Formally, we can said that AI will choose the shortest path to the reward in the real word that it knows is not 1) wireheading or 2) perception manipulation. We could add more points in the list of prohibited shortest paths, like: 3) not connected with modal realism and infinities. But if we add more points, we will never know that there is enough of them.
Anyway, AI will choose the cheapest allowed way to the result. Goodharting is often produce the quicker reward by the use of proxi utility function.
Moreover, AI’s subsystems will try to target AI’s reward center to create illusion that they are working better than they actually are. It often happens in bureaucratic machines. In that case, AI is not formally reward hacking itself, but de facto it is.
If we completely ban any shortcuts, we will lose the most interesting part of AI’s creativity: the ability to find new solutions.
Many human failure modes could be also described as forms of wireheading: onanism, theft, feeling of self-importantce etc.
This is interesting — maybe the “meta Lebowski” rule should be something like “No superintelligent AI is going to bother with a task that is harder than hacking its reward function in such a way that it doesn’t perceive itself as hacking its reward function.” One goes after the cheapest shortcut that one can justify.

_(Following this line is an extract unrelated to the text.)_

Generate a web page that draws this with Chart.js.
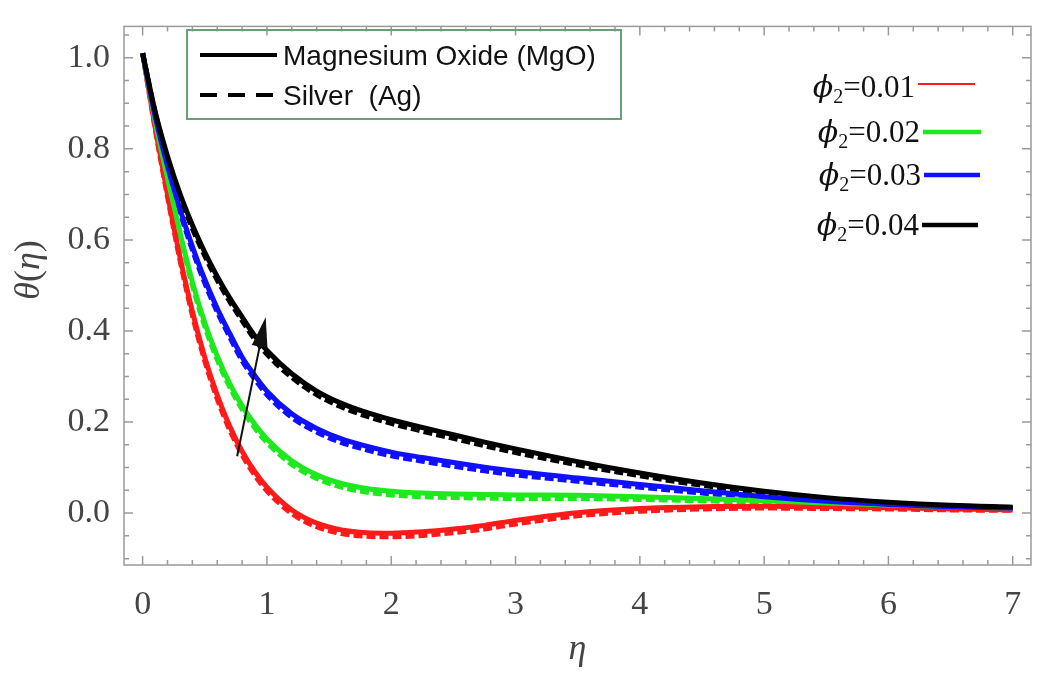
<!DOCTYPE html>
<html>
<head>
<meta charset="utf-8">
<script src="https://cdn.jsdelivr.net/npm/chart.js@4.4.1/dist/chart.umd.min.js"></script>
<style>
  body { margin: 0; background: #fff; }
  canvas { display: block; }
</style>
</head>
<body>
<canvas id="thetaChart" width="1040" height="681"></canvas>
<script>
const eta = [0, 0.1, 0.2, 0.3, 0.4, 0.5, 0.6, 0.7, 0.8, 0.9, 1.0, 1.2, 1.4, 1.6, 1.8, 2.0, 2.25, 2.5, 2.75, 3.0, 3.5, 4.0, 4.5, 5.0, 5.5, 6.0, 6.5, 7.0];

// Magnesium Oxide (solid)
const mgoRed = [1.01, 0.848, 0.700, 0.563, 0.443, 0.342, 0.259, 0.191, 0.136, 0.092, 0.057, 0.007, -0.022, -0.037, -0.043, -0.044, -0.041, -0.035, -0.027, -0.016, 0.001, 0.010, 0.014, 0.015, 0.014, 0.012, 0.009, 0.007];
const mgoGreen = [1.01, 0.862, 0.735, 0.617, 0.508, 0.418, 0.345, 0.285, 0.236, 0.196, 0.163, 0.115, 0.084, 0.065, 0.054, 0.048, 0.044, 0.042, 0.041, 0.040, 0.039, 0.036, 0.032, 0.027, 0.022, 0.018, 0.014, 0.011];
const mgoBlue = [1.01, 0.872, 0.762, 0.668, 0.586, 0.513, 0.450, 0.395, 0.343, 0.303, 0.268, 0.218, 0.186, 0.163, 0.147, 0.134, 0.122, 0.111, 0.101, 0.092, 0.077, 0.063, 0.049, 0.036, 0.026, 0.019, 0.014, 0.011];
const mgoBlack = [1.01, 0.883, 0.784, 0.702, 0.633, 0.573, 0.520, 0.473, 0.431, 0.390, 0.357, 0.306, 0.268, 0.241, 0.221, 0.205, 0.188, 0.172, 0.156, 0.141, 0.113, 0.088, 0.066, 0.048, 0.034, 0.024, 0.017, 0.013];

// Silver (dashed)
const agRed = [1.01, 0.845, 0.695, 0.556, 0.435, 0.334, 0.251, 0.183, 0.128, 0.084, 0.049, -0.001, -0.030, -0.045, -0.051, -0.052, -0.049, -0.043, -0.035, -0.024, -0.006, 0.004, 0.009, 0.011, 0.010, 0.009, 0.007, 0.006];
const agGreen = [1.01, 0.859, 0.730, 0.610, 0.500, 0.410, 0.337, 0.277, 0.228, 0.188, 0.155, 0.107, 0.076, 0.057, 0.046, 0.040, 0.036, 0.034, 0.033, 0.032, 0.032, 0.030, 0.027, 0.023, 0.018, 0.015, 0.012, 0.010];
const agBlue = [1.01, 0.869, 0.757, 0.661, 0.578, 0.505, 0.442, 0.387, 0.335, 0.295, 0.260, 0.210, 0.178, 0.155, 0.139, 0.126, 0.114, 0.103, 0.093, 0.084, 0.070, 0.057, 0.044, 0.032, 0.022, 0.016, 0.012, 0.010];
const agBlack = [1.01, 0.880, 0.779, 0.695, 0.625, 0.565, 0.512, 0.465, 0.423, 0.382, 0.349, 0.298, 0.260, 0.233, 0.213, 0.197, 0.180, 0.164, 0.148, 0.133, 0.106, 0.082, 0.061, 0.044, 0.030, 0.021, 0.015, 0.012];

const phiLabels = ['0.01', '0.02', '0.03', '0.04'];
const seriesColors = ['#ff1a1a', '#1ee81e', '#1010ff', '#000000'];
const xTicks = [0, 1, 2, 3, 4, 5, 6, 7];
const yTicks = [0.0, 0.2, 0.4, 0.6, 0.8, 1.0];

// arrow showing increase of phi2 (data coords)
const arrowFrom = [0.76, 0.125];
const arrowTo = [0.99, 0.43];

const toPoints = arr => eta.map((e, i) => ({ x: e, y: arr[i] }));

const solidSets = [mgoBlack, mgoBlue, mgoGreen, mgoRed];
const dashedSets = [agBlack, agBlue, agGreen, agRed];
const colorOrder = [3, 2, 1, 0];

const datasets = [];
solidSets.forEach((arr, k) => {
    datasets.push({
        label: 'MgO phi2=' + phiLabels[colorOrder[k]],
        data: toPoints(arr),
        borderColor: seriesColors[colorOrder[k]],
        borderWidth: 5,
        cubicInterpolationMode: 'monotone'
    });
});
dashedSets.forEach((arr, k) => {
    datasets.push({
        label: 'Ag phi2=' + phiLabels[colorOrder[k]],
        data: toPoints(arr),
        borderColor: seriesColors[colorOrder[k]],
        borderWidth: 5,
        borderDash: [9, 4],
        cubicInterpolationMode: 'monotone'
    });
});

const frameColor = '#9a9a9a';
const textColor = '#444';

//frame with inward ticks, legends, arrow and y title
const decorPlugin = {
    id: 'decor',
    afterDatasetsDraw(chart) {
        const c = chart.ctx;
        const xs = chart.scales.x, ys = chart.scales.y;
        // arrow
        const x0 = xs.getPixelForValue(arrowFrom[0]), y0 = ys.getPixelForValue(arrowFrom[1]);
        const x1 = xs.getPixelForValue(arrowTo[0]), y1 = ys.getPixelForValue(arrowTo[1]);
        const ang = Math.atan2(y1 - y0, x1 - x0);
        c.save();
        c.strokeStyle = '#111';
        c.fillStyle = '#111';
        c.lineWidth = 2;
        c.beginPath();
        c.moveTo(x0, y0);
        c.lineTo(x1 - 20 * Math.cos(ang), y1 - 20 * Math.sin(ang));
        c.stroke();
        c.beginPath();
        c.moveTo(x1, y1);
        c.lineTo(x1 - 30 * Math.cos(ang) + 8 * Math.sin(ang), y1 - 30 * Math.sin(ang) - 8 * Math.cos(ang));
        c.lineTo(x1 - 30 * Math.cos(ang) - 8 * Math.sin(ang), y1 - 30 * Math.sin(ang) + 8 * Math.cos(ang));
        c.closePath();
        c.fill();
        c.restore();
    },
    afterDraw(chart) {
        const c = chart.ctx;
        const a = chart.chartArea;
        const xs = chart.scales.x, ys = chart.scales.y;
        c.save();
        c.strokeStyle = frameColor;
        c.lineWidth = 1.5;
        c.strokeRect(a.left, a.top, a.right - a.left, a.bottom - a.top);
        c.beginPath();
        for (let i = 0; i <= 35; i++) {
            const v = i * 0.2;
            const len = i % 5 === 0 ? 9 : 5;
            const px = xs.getPixelForValue(v);
            c.moveTo(px, a.bottom); c.lineTo(px, a.bottom - len);
            c.moveTo(px, a.top); c.lineTo(px, a.top + len);
        }
        for (let i = -2; i <= 21; i++) {
            const v = i * 0.05;
            const len = i % 4 === 0 ? 9 : 5;
            const py = ys.getPixelForValue(v);
            c.moveTo(a.left, py); c.lineTo(a.left + len, py);
            c.moveTo(a.right, py); c.lineTo(a.right - len, py);
        }
        c.stroke();

        // y axis title θ(η)
        c.translate(30, 270);
        c.rotate(-Math.PI / 2);
        c.fillStyle = textColor;
        c.textBaseline = 'middle';
        const parts = [['θ', 'italic'], ['(', 'normal'], ['η', 'italic'], [')', 'normal']];
        let total = 0;
        parts.forEach(p => { c.font = p[1] + ' 36px "Liberation Serif"'; total += c.measureText(p[0]).width; });
        let tx = -total / 2;
        parts.forEach(p => {
            c.font = p[1] + ' 36px "Liberation Serif"';
            c.fillText(p[0], tx, 0);
            tx += c.measureText(p[0]).width;
        });
        c.restore();

        // material legend (box)
        c.save();
        c.strokeStyle = '#6a9e74';
        c.lineWidth = 2;
        c.strokeRect(187, 30, 434, 89);
        c.strokeStyle = '#000';
        c.lineWidth = 4;
        c.beginPath(); c.moveTo(200, 55); c.lineTo(277, 55); c.stroke();
        c.setLineDash([17, 11]);
        c.beginPath(); c.moveTo(200, 95); c.lineTo(277, 95); c.stroke();
        c.setLineDash([]);
        c.fillStyle = '#111';
        c.font = '28px "Liberation Sans"';
        c.textBaseline = 'middle';
        c.fillText('Magnesium Oxide (MgO)', 283, 57);
        c.fillText('Silver  (Ag)', 283, 97);
        c.restore();

        // phi legend
        const rowY = [84, 132, 175, 225];
        const lineX = [[918, 975], [923, 981], [924, 980], [922, 978]];
        const lineW = [2, 4.5, 4.5, 4.5];
        c.save();
        c.textBaseline = 'alphabetic';
        phiLabels.forEach((lab, i) => {
            c.strokeStyle = seriesColors[i];
            c.lineWidth = lineW[i];
            c.beginPath(); c.moveTo(lineX[i][0], rowY[i]); c.lineTo(lineX[i][1], rowY[i]); c.stroke();
            const base = rowY[i] + (i === 0 ? 13 : 10);
            c.fillStyle = '#111';
            c.font = 'italic 30px "DejaVu Serif"';
            const wPhi = c.measureText('ϕ').width;
            c.font = '20px "Liberation Serif"';
            const wSub = c.measureText('2').width;
            c.font = '31px "Liberation Serif"';
            const wRest = c.measureText('=' + lab).width;
            let x = lineX[i][0] - 3 - (wPhi + wSub + wRest);
            c.font = 'italic 30px "DejaVu Serif"';
            c.fillText('ϕ', x, base); x += wPhi;
            c.font = '20px "Liberation Serif"';
            c.fillText('2', x, base + 6); x += wSub;
            c.font = '31px "Liberation Serif"';
            c.fillText('=' + lab, x, base);
        });
        c.restore();
    }
};

const ctx = document.getElementById('thetaChart').getContext('2d');
new Chart(ctx, {
    type: 'line',
    data: { datasets: datasets },
    options: {
        responsive: false,
        animation: false,
        layout: { padding: { top: 6, right: 9 } },
        elements: { point: { radius: 0 }, line: { fill: false } },
        plugins: { legend: { display: false }, tooltip: { enabled: false } },
        scales: {
            x: {
                type: 'linear',
                min: -0.15,
                max: 7.147,
                grid: { display: false },
                border: { display: false },
                afterBuildTicks: s => { s.ticks = xTicks.map(v => ({ value: v })); },
                ticks: {
                    color: textColor,
                    font: { family: '"Liberation Serif"', size: 34 },
                    padding: 12,
                    maxRotation: 0,
                    callback: v => String(v)
                },
                title: {
                    display: true,
                    text: 'η',
                    color: textColor,
                    font: { family: '"Liberation Serif"', size: 36, style: 'italic' },
                    padding: { top: 0, bottom: 10 }
                },
                afterFit: s => { s.height = 116; }
            },
            y: {
                min: -0.114,
                max: 1.069,
                grid: { display: false },
                border: { display: false },
                afterBuildTicks: s => { s.ticks = yTicks.map(v => ({ value: v })); },
                ticks: {
                    color: textColor,
                    font: { family: '"Liberation Serif"', size: 34 },
                    padding: 6,
                    callback: v => v.toFixed(1)
                },
                afterFit: s => { s.width = 124; }
            }
        }
    },
    plugins: [decorPlugin]
});
</script>
</body>
</html>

I met the idea of Lebowski theorem as an argument which explains the Fermi paradox: all advance civilizations or AIs wirehead themselves. But here I am not convinced.
For example, if civilization consists of many advance individuals and many of them wirehead themselves, then remaining will be under pressure of Darwinian evolution and eventually only the ones survive who find the ways to perform space exploration without wireheading. Maybe they will be some limited specialized minds with very specific ways of thinking – and this could explain absurdity of observed UAP behaviour.
Actually, I explored more about wireheading here: “Wireheading as a Possible Contributor to Civilizational Decline”.
Yes, very good formulation. I would add “and most AI aligning failures are types of meta Lebowski rule”
Firstly “Bother” and “harder” are strange words to use. Are we assuming lazy AI?
Suppose action X would hack the AI’s reward signal. The AI is totally clueless of this, has no reason to consider X and doesn’t do X.
If the AI knows what X does, it still doesn’t do it.
I think the AI would need some sort of doublethink, to realize that X hacked it’s reward, yet also not realize this.
I also think this claim is factually false. Many humans can and do set out towards goals far harder than accessing large amounts of psychoactives.
I sent my above comment for the following competition and recommend you to send your post too https://ftxfuturefund.org/announcing-the-future-funds-ai-worldview-prize/
No. People with free will do activities we consider meaningful, even when it isn’t a source of escapism.